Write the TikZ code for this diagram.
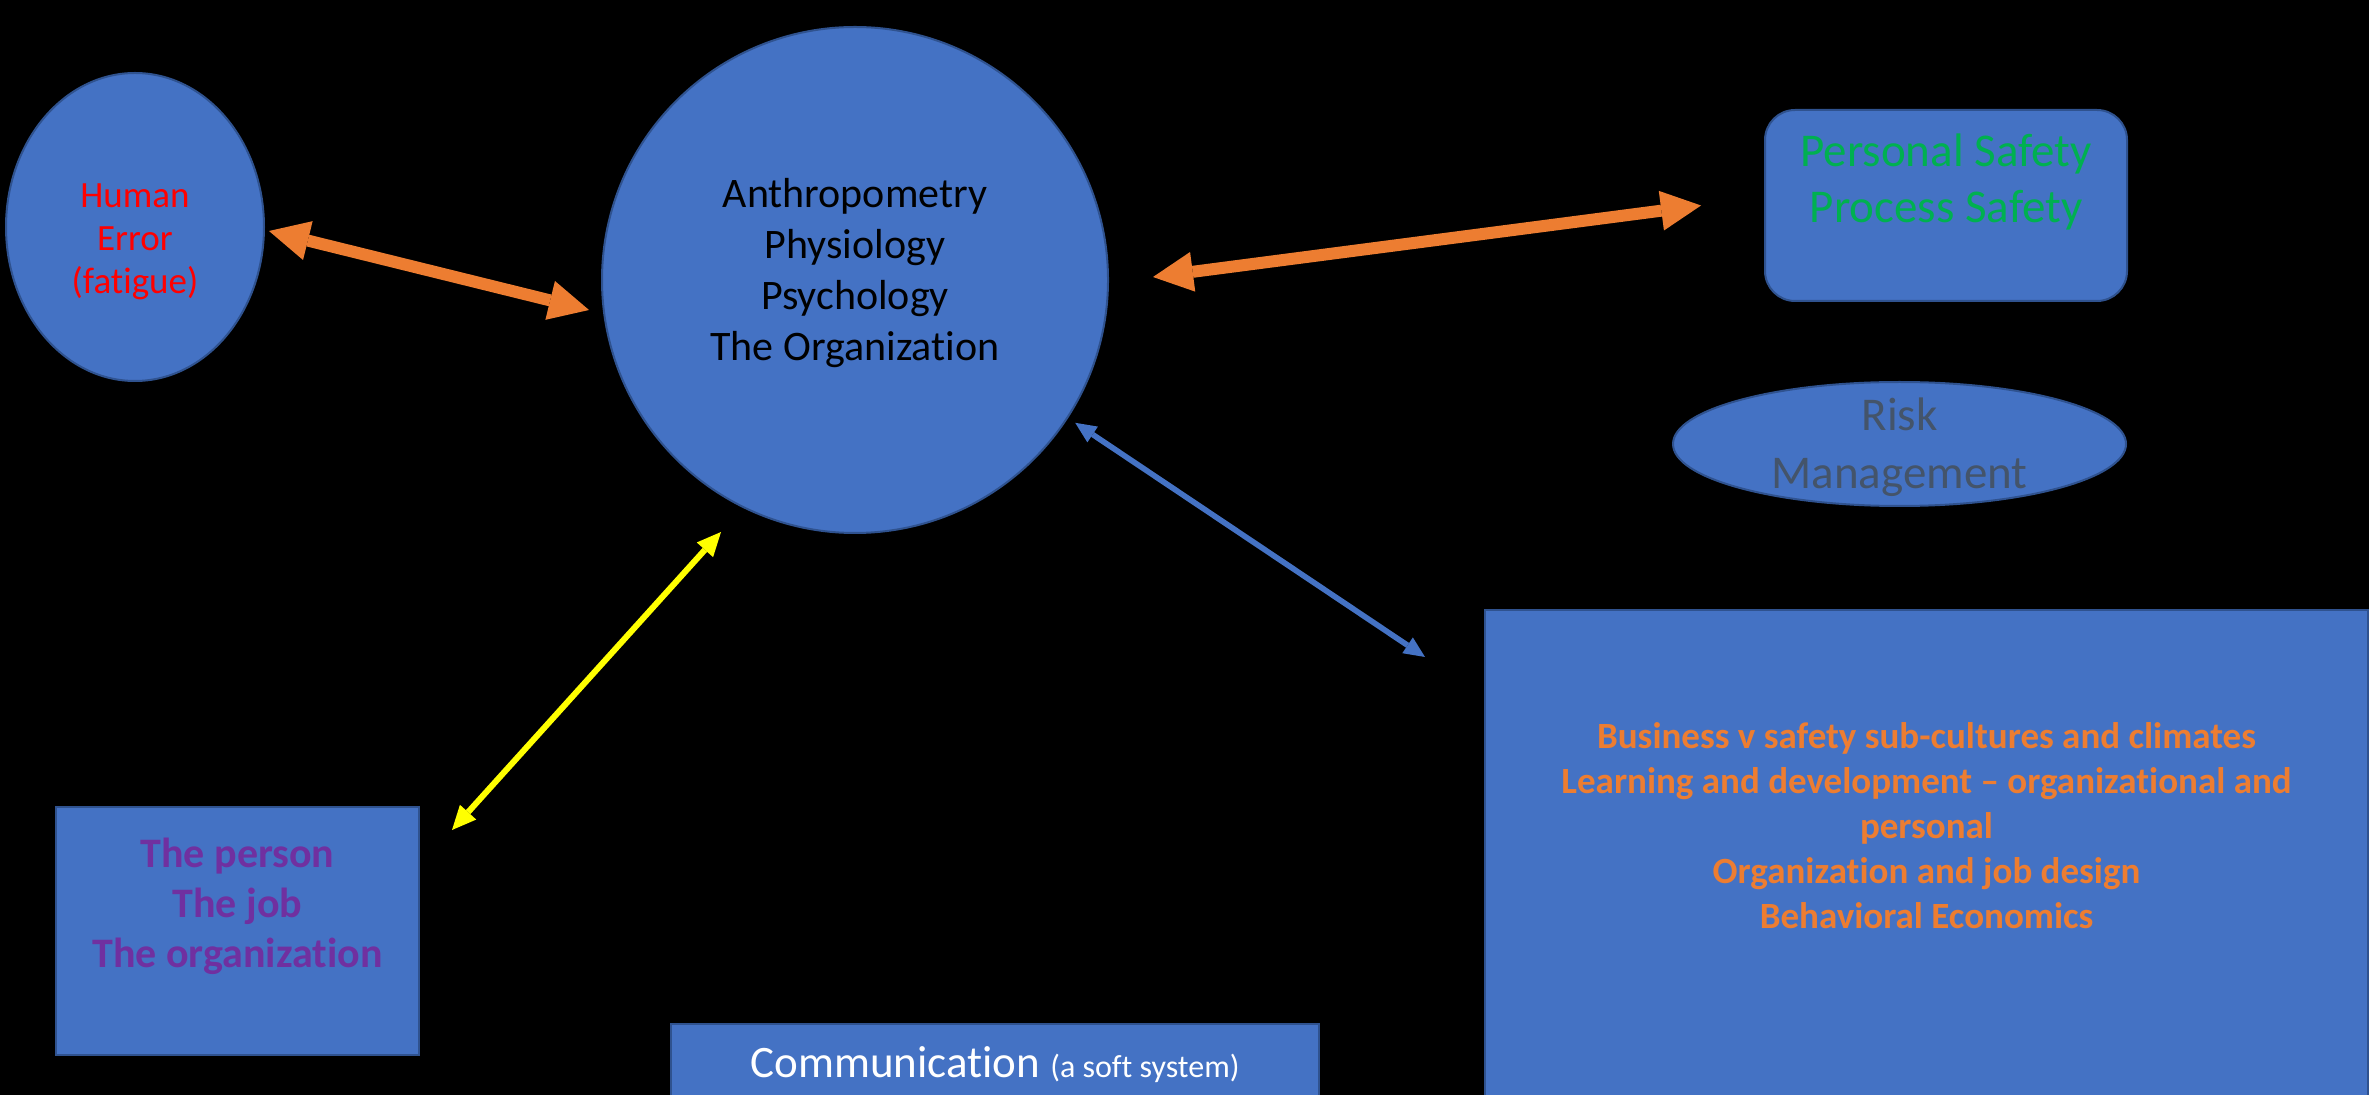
\documentclass[tikz,border=0pt]{standalone}
\usepackage{fontspec}
\setmainfont{Carlito}[Ligatures=NoCommon]
\usetikzlibrary{shapes.geometric,arrows.meta,calc}
\definecolor{nodeblue}{HTML}{4472C4}
\definecolor{nodeborder}{HTML}{2F528F}
\definecolor{arrorange}{HTML}{ED7D31}
\definecolor{txtgreen}{HTML}{00B050}
\definecolor{txtpurple}{HTML}{7030A0}
\definecolor{txtgray}{HTML}{44546A}
\definecolor{txtred}{HTML}{FF0000}
\definecolor{arryellow}{HTML}{FFFF00}
\begin{document}
\begin{tikzpicture}[x=0.5pt,y=-0.5pt,
  shapebase/.style={fill=nodeblue, draw=nodeborder, line width=1pt, inner sep=0pt, outer sep=0pt},
  ell/.style={shapebase, ellipse},
  box/.style={shapebase, rectangle},
  txt/.style={align=center, inner sep=0pt},
  oarr/.style={draw=arrorange, line width=6pt,
    {Triangle[length=20pt,width=20pt,line width=0pt]}-{Triangle[length=20pt,width=20pt,line width=0pt]}},
  yarr/.style={draw=arryellow, line width=3pt,
    {Triangle[length=12pt,width=11pt,line width=0pt]}-{Triangle[length=12pt,width=11pt,line width=0pt]}},
  barr/.style={draw=nodeblue, line width=2.8pt,
    {Triangle[length=10.5pt,width=9.5pt,line width=0pt]}-{Triangle[length=10.5pt,width=9.5pt,line width=0pt]}}
]
\fill[black] (0,0) rectangle (2369,1095);
\clip (0,0) rectangle (2369,1095);

% shapes
\node[ell, minimum width=129pt, minimum height=154pt] (he) at (135,227) {};
\node[shapebase, circle, minimum size=253pt] (big) at (855,280) {};
\node[box, rounded corners=15pt, minimum width=181pt, minimum height=95.5pt] (ps) at (1946,205.5) {};
\node[ell, minimum width=226.5pt, minimum height=62pt] (risk) at (1899.5,444) {};
\node[box, minimum width=441.5pt, minimum height=250pt] (biz) at (1926.5,860) {};
\node[box, minimum width=181.5pt, minimum height=124pt] (person) at (237.5,931) {};
\node[box, minimum width=324pt, minimum height=43pt] (comm) at (995,1067) {};

% texts
\node[txt, text=txtred, font=\fontsize{18.5}{21.5}\selectfont] (hetxt) at ($(he)+(0,15)$) {Human\\Error\\(fatigue)};
\node[txt, text=black, font=\fontsize{21}{25.5}\selectfont] (bigtxt) at ($(big)+(0,-7)$) {Anthropometry\\Physiology\\Psychology\\The Organization};
\node[txt, text=txtgreen, font=\fontsize{23.5}{28}\selectfont] (pstxt) at ($(ps)+(0,-24)$) {Personal Safety\\Process Safety};
\node[txt, text=txtgray, font=\fontsize{23.5}{29}\selectfont] (risktxt) at ($(risk)+(0,3)$) {Risk\\Management};
\node[txt, text=arrorange, font=\bfseries\fontsize{18.5}{22.5}\selectfont] (biztxt) at ($(biz.north)+(0,216)$) {Business v safety sub-cultures and climates\\Learning and development -- organizational and\\personal\\Organization and job design\\Behavioral Economics};
\node[txt, text=txtpurple, font=\bfseries\fontsize{21}{25}\selectfont] (persontxt) at ($(person)+(0,-25)$) {The person\\The job\\The organization};
\node[txt, text=white] (commtxt) at ($(comm.north)+(0,41)$) {{\fontsize{22.5}{27}\selectfont Communication}\hspace{5pt}{\fontsize{16}{19}\selectfont (a soft system)}};

% connectors
\draw[oarr] ($(he.east)+(5,4)$) -- ($(big.west)+(-13,30)$);
\draw[oarr] ($(big.east)+(45,-3)$) -- ($(ps.west)+(-64,0)$);
\draw[yarr] ($(big.south)+(-134,-1)$) -- ($(person.north east)+(33,23)$);
\draw[barr] ($(big.-33)+(8,5)$) -- ($(biz.north west)+(-60,47)$);
\end{tikzpicture}
\end{document}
++++++
# Goal
Leave every image out, and retype the material exactly.

# Output of the task
Write the TikZ code for this diagram.
\documentclass[tikz,border=0pt]{standalone}
\usepackage{fontspec}
\setmainfont{Carlito}[Ligatures=NoCommon]
\usetikzlibrary{shapes.geometric,arrows.meta,calc}
\definecolor{nodeblue}{HTML}{4472C4}
\definecolor{nodeborder}{HTML}{2F528F}
\definecolor{arrorange}{HTML}{ED7D31}
\definecolor{txtgreen}{HTML}{00B050}
\definecolor{txtpurple}{HTML}{7030A0}
\definecolor{txtgray}{HTML}{44546A}
\definecolor{txtred}{HTML}{FF0000}
\definecolor{arryellow}{HTML}{FFFF00}
\begin{document}
\begin{tikzpicture}[x=0.5pt,y=-0.5pt,
  shapebase/.style={fill=nodeblue, draw=nodeborder, line width=1pt, inner sep=0pt, outer sep=0pt},
  ell/.style={shapebase, ellipse},
  box/.style={shapebase, rectangle},
  txt/.style={align=center, inner sep=0pt},
  oarr/.style={draw=arrorange, line width=6pt,
    {Triangle[length=20pt,width=20pt,line width=0pt]}-{Triangle[length=20pt,width=20pt,line width=0pt]}},
  yarr/.style={draw=arryellow, line width=3pt,
    {Triangle[length=12pt,width=11pt,line width=0pt]}-{Triangle[length=12pt,width=11pt,line width=0pt]}},
  barr/.style={draw=nodeblue, line width=2.8pt,
    {Triangle[length=10.5pt,width=9.5pt,line width=0pt]}-{Triangle[length=10.5pt,width=9.5pt,line width=0pt]}}
]
\fill[black] (0,0) rectangle (2369,1095);
\clip (0,0) rectangle (2369,1095);

% shapes
\node[ell, minimum width=129pt, minimum height=154pt] (he) at (135,227) {};
\node[shapebase, circle, minimum size=253pt] (big) at (855,280) {};
\node[box, rounded corners=15pt, minimum width=181pt, minimum height=95.5pt] (ps) at (1946,205.5) {};
\node[ell, minimum width=226.5pt, minimum height=62pt] (risk) at (1899.5,444) {};
\node[box, minimum width=441.5pt, minimum height=250pt] (biz) at (1926.5,860) {};
\node[box, minimum width=181.5pt, minimum height=124pt] (person) at (237.5,931) {};
\node[box, minimum width=324pt, minimum height=43pt] (comm) at (995,1067) {};

% texts
\node[txt, text=txtred, font=\fontsize{18.5}{21.5}\selectfont] (hetxt) at ($(he)+(0,15)$) {Human\\Error\\(fatigue)};
\node[txt, text=black, font=\fontsize{21}{25.5}\selectfont] (bigtxt) at ($(big)+(0,-7)$) {Anthropometry\\Physiology\\Psychology\\The Organization};
\node[txt, text=txtgreen, font=\fontsize{23.5}{28}\selectfont] (pstxt) at ($(ps)+(0,-24)$) {Personal Safety\\Process Safety};
\node[txt, text=txtgray, font=\fontsize{23.5}{29}\selectfont] (risktxt) at ($(risk)+(0,3)$) {Risk\\Management};
\node[txt, text=arrorange, font=\bfseries\fontsize{18.5}{22.5}\selectfont] (biztxt) at ($(biz.north)+(0,216)$) {Business v safety sub-cultures and climates\\Learning and development -- organizational and\\personal\\Organization and job design\\Behavioral Economics};
\node[txt, text=txtpurple, font=\bfseries\fontsize{21}{25}\selectfont] (persontxt) at ($(person)+(0,-25)$) {The person\\The job\\The organization};
\node[txt, text=white] (commtxt) at ($(comm.north)+(0,41)$) {{\fontsize{22.5}{27}\selectfont Communication}\hspace{5pt}{\fontsize{16}{19}\selectfont (a soft system)}};

% connectors
\draw[oarr] ($(he.east)+(5,4)$) -- ($(big.west)+(-13,30)$);
\draw[oarr] ($(big.east)+(45,-3)$) -- ($(ps.west)+(-64,0)$);
\draw[yarr] ($(big.south)+(-134,-1)$) -- ($(person.north east)+(33,23)$);
\draw[barr] ($(big.-33)+(8,5)$) -- ($(biz.north west)+(-60,47)$);
\end{tikzpicture}
\end{document}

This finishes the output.